Imagining a Russia that accepts the use of Latin when it has a perfectly servicable alphabet of its own and no great fondness for being forced to adopt foreign ways is a bit much, though.
Its not impossible, but there would need to be a good reason for it.
Eh, it's been done, though generally later in history (Romania used Cyrillic until the 1860s).
This however:
MSZ said:
Why wouldn’t the Russian boyars accept a union in return for more power and money for them? OTL you had Russians offering the Crown voluntarily, so the “doesn't want to be merged into” part certainly isn’t a Great Patriotic Anti-Polish Movement, universally supported by all Orthodox peoples.
Yet that's what the Second Opolcheniye ended up being, in the end.
I think you have to realise that the Polish state has NO MEANS of granting the small nobility or gentry servicemen anything more than they already have, and that the Russian Great Nobles have generally been thoroughly broken compared to Polish and Lithuanian magnates. As witnessed by the reigns of False Dmitriy, Shuiskiy, and the Seven Boyars, the Great Nobles of Russia could hardly hold on to the country, much less control it.
Their rule, and that of the Intervention, was ended by a movement led by a petty noble and a wealthy merchant. Russia's lower estates had much greater participation in the consensus of running Russia than PLC's lower estates.
This is almost damning to the Russians given how things turned out, but any 1600s PLC-Russia union will need to win the hearts and minds (and purses) of MANY many MANY Russians, as opposed to just a few Great Nobles (who were the one sector who could really benefit from PLC rule, and did historically try to capitalise on it).

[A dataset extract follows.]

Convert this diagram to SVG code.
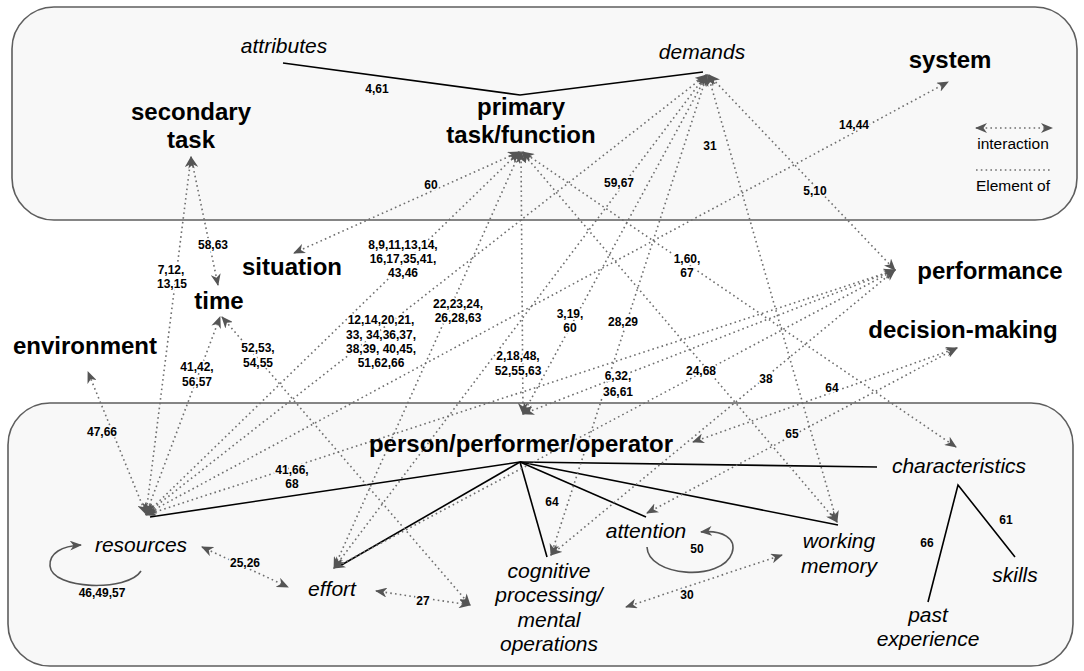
<svg xmlns="http://www.w3.org/2000/svg" width="1084" height="671" viewBox="0 0 1084 671">
<style>
.box{fill:#f8f8f8;stroke:#5e5e5e;stroke-width:1.6}
.nb{font-family:"Liberation Sans",Arial,sans-serif;font-weight:bold;font-size:24px;fill:#000;text-anchor:middle}
.ni{font-family:"Liberation Sans",Arial,sans-serif;font-style:italic;font-size:21px;fill:#000;text-anchor:middle}
.leg{font-family:"Liberation Sans",Arial,sans-serif;font-size:15.5px;fill:#000;text-anchor:middle}
.lb{font-family:"Liberation Sans",Arial,sans-serif;font-weight:bold;font-size:12px;fill:#000;text-anchor:middle;paint-order:stroke;stroke:#fff;stroke-width:3.5px;stroke-linejoin:round}
.lb.in{stroke:#f8f8f8}
.dot{fill:none;stroke:#6e6e6e;stroke-width:1.6;stroke-dasharray:1.6 3.2;marker-start:url(#ah);marker-end:url(#ah)}
.plain{fill:none;stroke:#6e6e6e;stroke-width:1.6;stroke-dasharray:1.6 3.2}
.sol{fill:none;stroke:#000;stroke-width:1.6}
.loop{fill:none;stroke:#555;stroke-width:1.6;marker-end:url(#ah)}
</style>
<defs>
<marker id="ah" viewBox="0 0 12 10" refX="11" refY="5" markerWidth="12" markerHeight="10" orient="auto-start-reverse" markerUnits="userSpaceOnUse">
<path d="M0,0 L12,5 L0,10 L3.5,5 Z" fill="#555"/>
</marker>
</defs>

<g id="frames">
<rect class="box" x="12" y="7" width="1065" height="213" rx="42"/>
<rect class="box" x="8" y="403" width="1065" height="263" rx="42"/>
</g>

<g id="connectors">
<!-- solid element-of lines -->
<polyline class="sol" points="283,63 520,95 703,72"/>
<line class="sol" x1="520" y1="462" x2="150" y2="517"/>
<line class="sol" x1="520" y1="462" x2="338" y2="567"/>
<line class="sol" x1="520" y1="462" x2="547" y2="557"/>
<line class="sol" x1="520" y1="462" x2="646" y2="517"/>
<line class="sol" x1="520" y1="462" x2="838" y2="525"/>
<line class="sol" x1="520" y1="462" x2="877" y2="467"/>
<polyline class="sol" points="928,602 958,485 1015,557"/>
<!-- self loops -->
<path class="loop" d="M141,571 C128,592 52,590 50,566 C49,553 62,546 81,545"/>
<path class="loop" d="M647,547 C648,577 722,582 732,553 C737,538 722,530 701,532"/>
<!-- interactions -->
<line class="dot" x1="519" y1="152" x2="294" y2="253"/>
<line class="dot" x1="519" y1="152" x2="146" y2="514"/>
<line class="dot" x1="520" y1="152" x2="334" y2="568"/>
<line class="dot" x1="521" y1="152" x2="523" y2="414"/>
<line class="dot" x1="522" y1="152" x2="837" y2="522"/>
<line class="dot" x1="523" y1="152" x2="956" y2="447"/>
<line class="dot" x1="706" y1="75" x2="334" y2="568"/>
<line class="dot" x1="706" y1="75" x2="146" y2="514"/>
<line class="dot" x1="707" y1="75" x2="523" y2="414"/>
<line class="dot" x1="707" y1="75" x2="551" y2="555"/>
<line class="dot" x1="708" y1="75" x2="837" y2="522"/>
<line class="dot" x1="709" y1="75" x2="895" y2="270"/>
<line class="dot" x1="146" y1="514" x2="948" y2="82"/>
<line class="dot" x1="146" y1="515" x2="895" y2="270"/>
<line class="dot" x1="523" y1="414" x2="895" y2="270"/>
<line class="dot" x1="334" y1="568" x2="895" y2="270"/>
<line class="dot" x1="551" y1="555" x2="895" y2="270"/>
<line class="dot" x1="693" y1="442" x2="957" y2="348"/>
<line class="dot" x1="647" y1="513" x2="957" y2="348"/>
<line class="dot" x1="146" y1="514" x2="88" y2="372"/>
<line class="dot" x1="146" y1="514" x2="191" y2="157"/>
<line class="dot" x1="191" y1="157" x2="218" y2="285"/>
<line class="dot" x1="146" y1="514" x2="220" y2="317"/>
<line class="dot" x1="222" y1="317" x2="470" y2="605"/>
<line class="dot" x1="202" y1="547" x2="288" y2="587"/>
<line class="dot" x1="376" y1="591" x2="470" y2="605"/>
<line class="dot" x1="626" y1="607" x2="782" y2="555"/>
</g>

<g id="legend">
<line class="dot" x1="976" y1="128" x2="1052" y2="128"/>
<text class="leg" x="1013" y="149">interaction</text>
<line class="plain" x1="976" y1="170" x2="1052" y2="170"/>
<text class="leg" x="1013" y="191">Element of</text>
</g>

<g id="edge-labels">
<text class="lb in" x="377" y="93">4,61</text>
<text class="lb in" x="431" y="189">60</text>
<text class="lb in" x="619" y="187">59,67</text>
<text class="lb in" x="710" y="150">31</text>
<text class="lb in" x="854" y="129">14,44</text>
<text class="lb in" x="815" y="195">5,10</text>
<text class="lb" x="213" y="249">58,63</text>
<text class="lb" x="171" y="274">7,12,</text>
<text class="lb" x="172" y="288">13,15</text>
<text class="lb" x="197" y="371">41,42,</text>
<text class="lb" x="197" y="386">56,57</text>
<text class="lb" x="258" y="352">52,53,</text>
<text class="lb" x="258" y="367">54,55</text>
<text class="lb" x="403" y="249">8,9,11,13,14,</text>
<text class="lb" x="403" y="263">16,17,35,41,</text>
<text class="lb" x="403" y="277">43,46</text>
<text class="lb" x="381" y="324">12,14,20,21,</text>
<text class="lb" x="381" y="338.5">33, 34,36,37,</text>
<text class="lb" x="381" y="353">38,39, 40,45,</text>
<text class="lb" x="381" y="367">51,62,66</text>
<text class="lb" x="458" y="308">22,23,24,</text>
<text class="lb" x="458" y="322">26,28,63</text>
<text class="lb" x="570" y="318">3,19,</text>
<text class="lb" x="570" y="332">60</text>
<text class="lb" x="623" y="326">28,29</text>
<text class="lb" x="518" y="360">2,18,48,</text>
<text class="lb" x="518" y="375">52,55,63</text>
<text class="lb" x="687" y="263">1,60,</text>
<text class="lb" x="687" y="277">67</text>
<text class="lb" x="618" y="380">6,32,</text>
<text class="lb" x="618" y="396">36,61</text>
<text class="lb" x="701" y="375">24,68</text>
<text class="lb" x="766" y="383">38</text>
<text class="lb" x="832" y="392">64</text>
<text class="lb in" x="102" y="436">47,66</text>
<text class="lb in" x="292" y="474">41,66,</text>
<text class="lb in" x="292" y="488">68</text>
<text class="lb in" x="245" y="567">25,26</text>
<text class="lb in" x="102" y="597">46,49,57</text>
<text class="lb in" x="423" y="605">27</text>
<text class="lb in" x="552" y="506">64</text>
<text class="lb in" x="697" y="553">50</text>
<text class="lb in" x="687" y="599">30</text>
<text class="lb in" x="792" y="438">65</text>
<text class="lb in" x="927" y="547">66</text>
<text class="lb in" x="1006" y="524">61</text>
</g>

<g id="n-attributes"><text class="ni" x="284" y="53">attributes</text></g>
<g id="n-demands"><text class="ni" x="702" y="59">demands</text></g>
<g id="n-secondary-task"><text class="nb" x="191" y="120">secondary</text><text class="nb" x="191" y="148">task</text></g>
<g id="n-primary-task"><text class="nb" x="521" y="115">primary</text><text class="nb" x="521" y="143">task/function</text></g>
<g id="n-system"><text class="nb" x="950" y="68">system</text></g>
<g id="n-situation"><text class="nb" x="292" y="275">situation</text></g>
<g id="n-time"><text class="nb" x="219" y="309">time</text></g>
<g id="n-environment"><text class="nb" x="85" y="354">environment</text></g>
<g id="n-performance"><text class="nb" x="990" y="279">performance</text></g>
<g id="n-decision-making"><text class="nb" x="963" y="338">decision-making</text></g>
<g id="n-person"><text class="nb" x="521" y="452">person/performer/operator</text></g>
<g id="n-characteristics"><text class="ni" x="959" y="473">characteristics</text></g>
<g id="n-skills"><text class="ni" x="1015" y="582">skills</text></g>
<g id="n-past-experience"><text class="ni" x="928" y="622">past</text><text class="ni" x="928" y="646">experience</text></g>
<g id="n-working-memory"><text class="ni" x="839" y="548">working</text><text class="ni" x="839" y="573">memory</text></g>
<g id="n-attention"><text class="ni" x="646" y="538">attention</text></g>
<g id="n-cognitive"><text class="ni" x="549" y="578">cognitive</text><text class="ni" x="549" y="602">processing/</text><text class="ni" x="549" y="627">mental</text><text class="ni" x="549" y="651">operations</text></g>
<g id="n-effort"><text class="ni" x="332" y="596">effort</text></g>
<g id="n-resources"><text class="ni" x="141" y="552">resources</text></g>
</svg>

Or to put it another way: Russia's early centralisation and modernisation actually hindered its plasticity in the following centuries. There's a very strong parallel to the Ottomans, and for good reason. They had trouble reforming too.
EDIT: And this is not to speak about Siberian "free settlers", or Russia's client/allies in the Steppes, or the Cossacks. How would a PLC-Russia deal with the inevitable Bolotnikovs, Razins and Pugachevs (who will be based on the Volga/Ural), when they already had trouble with the Khmelnitskys and Bohuns in Ukraine?